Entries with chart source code
★ ★ ★ ★
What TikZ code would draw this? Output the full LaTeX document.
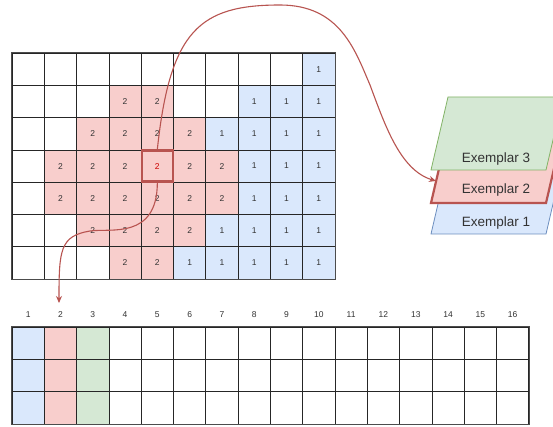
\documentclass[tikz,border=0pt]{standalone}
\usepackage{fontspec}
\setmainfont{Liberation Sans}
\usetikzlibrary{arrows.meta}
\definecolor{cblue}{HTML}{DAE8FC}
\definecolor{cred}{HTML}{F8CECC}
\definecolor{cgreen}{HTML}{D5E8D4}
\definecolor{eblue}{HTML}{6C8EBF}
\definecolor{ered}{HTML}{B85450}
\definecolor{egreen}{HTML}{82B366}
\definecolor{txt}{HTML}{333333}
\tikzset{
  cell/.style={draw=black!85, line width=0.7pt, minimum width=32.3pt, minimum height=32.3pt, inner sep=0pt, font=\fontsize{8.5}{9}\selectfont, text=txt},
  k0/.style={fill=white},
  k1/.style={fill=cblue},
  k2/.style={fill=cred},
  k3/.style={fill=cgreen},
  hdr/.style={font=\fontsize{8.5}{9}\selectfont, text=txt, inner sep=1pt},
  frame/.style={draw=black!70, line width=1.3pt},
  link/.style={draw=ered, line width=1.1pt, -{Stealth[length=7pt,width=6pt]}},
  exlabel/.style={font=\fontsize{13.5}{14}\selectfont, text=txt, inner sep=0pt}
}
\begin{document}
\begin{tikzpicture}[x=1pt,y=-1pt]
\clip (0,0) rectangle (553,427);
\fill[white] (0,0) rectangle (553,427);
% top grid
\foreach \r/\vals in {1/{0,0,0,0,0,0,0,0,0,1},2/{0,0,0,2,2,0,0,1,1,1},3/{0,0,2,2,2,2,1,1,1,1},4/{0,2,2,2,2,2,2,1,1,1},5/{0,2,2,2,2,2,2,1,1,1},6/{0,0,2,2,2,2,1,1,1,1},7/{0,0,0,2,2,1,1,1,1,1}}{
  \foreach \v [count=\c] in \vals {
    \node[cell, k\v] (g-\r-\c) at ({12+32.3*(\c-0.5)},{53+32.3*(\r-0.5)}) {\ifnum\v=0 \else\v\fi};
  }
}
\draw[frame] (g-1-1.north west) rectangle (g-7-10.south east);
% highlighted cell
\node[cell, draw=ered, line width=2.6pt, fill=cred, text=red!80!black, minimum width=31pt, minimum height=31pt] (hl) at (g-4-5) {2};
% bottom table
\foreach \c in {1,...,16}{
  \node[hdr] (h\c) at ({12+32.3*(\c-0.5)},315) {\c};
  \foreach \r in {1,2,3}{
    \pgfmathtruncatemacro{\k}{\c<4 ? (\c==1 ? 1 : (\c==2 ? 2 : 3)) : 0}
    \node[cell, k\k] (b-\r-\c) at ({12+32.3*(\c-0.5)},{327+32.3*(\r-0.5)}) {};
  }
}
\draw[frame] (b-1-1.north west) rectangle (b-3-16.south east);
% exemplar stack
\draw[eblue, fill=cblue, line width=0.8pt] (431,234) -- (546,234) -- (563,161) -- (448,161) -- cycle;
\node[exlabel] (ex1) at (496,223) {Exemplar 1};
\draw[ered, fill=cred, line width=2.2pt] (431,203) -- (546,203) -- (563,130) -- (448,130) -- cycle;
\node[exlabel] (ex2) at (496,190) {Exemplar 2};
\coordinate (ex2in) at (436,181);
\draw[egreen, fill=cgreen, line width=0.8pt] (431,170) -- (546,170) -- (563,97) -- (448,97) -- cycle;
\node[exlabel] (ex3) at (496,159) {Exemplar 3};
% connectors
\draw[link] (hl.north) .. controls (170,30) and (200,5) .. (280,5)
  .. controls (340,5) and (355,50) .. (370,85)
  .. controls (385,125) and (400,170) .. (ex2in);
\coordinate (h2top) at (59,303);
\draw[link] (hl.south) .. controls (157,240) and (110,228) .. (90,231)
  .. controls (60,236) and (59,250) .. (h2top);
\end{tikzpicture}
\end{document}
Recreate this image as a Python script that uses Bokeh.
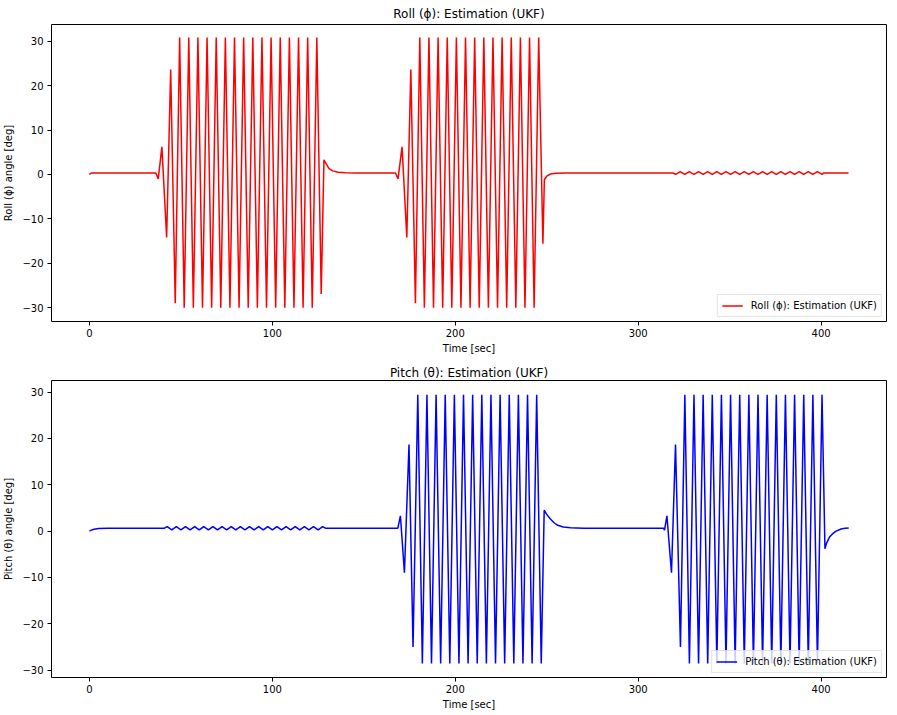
★ ★ ★ ★
Above are the records; reproduce them exactly and leave out the pictures.

What TikZ code would draw this? Output the full LaTeX document.
\documentclass[tikz,border=0pt]{standalone}
\usepackage{fontspec}
\setmainfont{Liberation Sans}
\usetikzlibrary{arrows.meta}
\definecolor{cblue}{HTML}{DAE8FC}
\definecolor{cred}{HTML}{F8CECC}
\definecolor{cgreen}{HTML}{D5E8D4}
\definecolor{eblue}{HTML}{6C8EBF}
\definecolor{ered}{HTML}{B85450}
\definecolor{egreen}{HTML}{82B366}
\definecolor{txt}{HTML}{333333}
\tikzset{
  cell/.style={draw=black!85, line width=0.7pt, minimum width=32.3pt, minimum height=32.3pt, inner sep=0pt, font=\fontsize{8.5}{9}\selectfont, text=txt},
  k0/.style={fill=white},
  k1/.style={fill=cblue},
  k2/.style={fill=cred},
  k3/.style={fill=cgreen},
  hdr/.style={font=\fontsize{8.5}{9}\selectfont, text=txt, inner sep=1pt},
  frame/.style={draw=black!70, line width=1.3pt},
  link/.style={draw=ered, line width=1.1pt, -{Stealth[length=7pt,width=6pt]}},
  exlabel/.style={font=\fontsize{13.5}{14}\selectfont, text=txt, inner sep=0pt}
}
\begin{document}
\begin{tikzpicture}[x=1pt,y=-1pt]
\clip (0,0) rectangle (553,427);
\fill[white] (0,0) rectangle (553,427);
% top grid
\foreach \r/\vals in {1/{0,0,0,0,0,0,0,0,0,1},2/{0,0,0,2,2,0,0,1,1,1},3/{0,0,2,2,2,2,1,1,1,1},4/{0,2,2,2,2,2,2,1,1,1},5/{0,2,2,2,2,2,2,1,1,1},6/{0,0,2,2,2,2,1,1,1,1},7/{0,0,0,2,2,1,1,1,1,1}}{
  \foreach \v [count=\c] in \vals {
    \node[cell, k\v] (g-\r-\c) at ({12+32.3*(\c-0.5)},{53+32.3*(\r-0.5)}) {\ifnum\v=0 \else\v\fi};
  }
}
\draw[frame] (g-1-1.north west) rectangle (g-7-10.south east);
% highlighted cell
\node[cell, draw=ered, line width=2.6pt, fill=cred, text=red!80!black, minimum width=31pt, minimum height=31pt] (hl) at (g-4-5) {2};
% bottom table
\foreach \c in {1,...,16}{
  \node[hdr] (h\c) at ({12+32.3*(\c-0.5)},315) {\c};
  \foreach \r in {1,2,3}{
    \pgfmathtruncatemacro{\k}{\c<4 ? (\c==1 ? 1 : (\c==2 ? 2 : 3)) : 0}
    \node[cell, k\k] (b-\r-\c) at ({12+32.3*(\c-0.5)},{327+32.3*(\r-0.5)}) {};
  }
}
\draw[frame] (b-1-1.north west) rectangle (b-3-16.south east);
% exemplar stack
\draw[eblue, fill=cblue, line width=0.8pt] (431,234) -- (546,234) -- (563,161) -- (448,161) -- cycle;
\node[exlabel] (ex1) at (496,223) {Exemplar 1};
\draw[ered, fill=cred, line width=2.2pt] (431,203) -- (546,203) -- (563,130) -- (448,130) -- cycle;
\node[exlabel] (ex2) at (496,190) {Exemplar 2};
\coordinate (ex2in) at (436,181);
\draw[egreen, fill=cgreen, line width=0.8pt] (431,170) -- (546,170) -- (563,97) -- (448,97) -- cycle;
\node[exlabel] (ex3) at (496,159) {Exemplar 3};
% connectors
\draw[link] (hl.north) .. controls (170,30) and (200,5) .. (280,5)
  .. controls (340,5) and (355,50) .. (370,85)
  .. controls (385,125) and (400,170) .. (ex2in);
\coordinate (h2top) at (59,303);
\draw[link] (hl.south) .. controls (157,240) and (110,228) .. (90,231)
  .. controls (60,236) and (59,250) .. (h2top);
\end{tikzpicture}
\end{document}
Recreate this image as a Python script that uses Bokeh.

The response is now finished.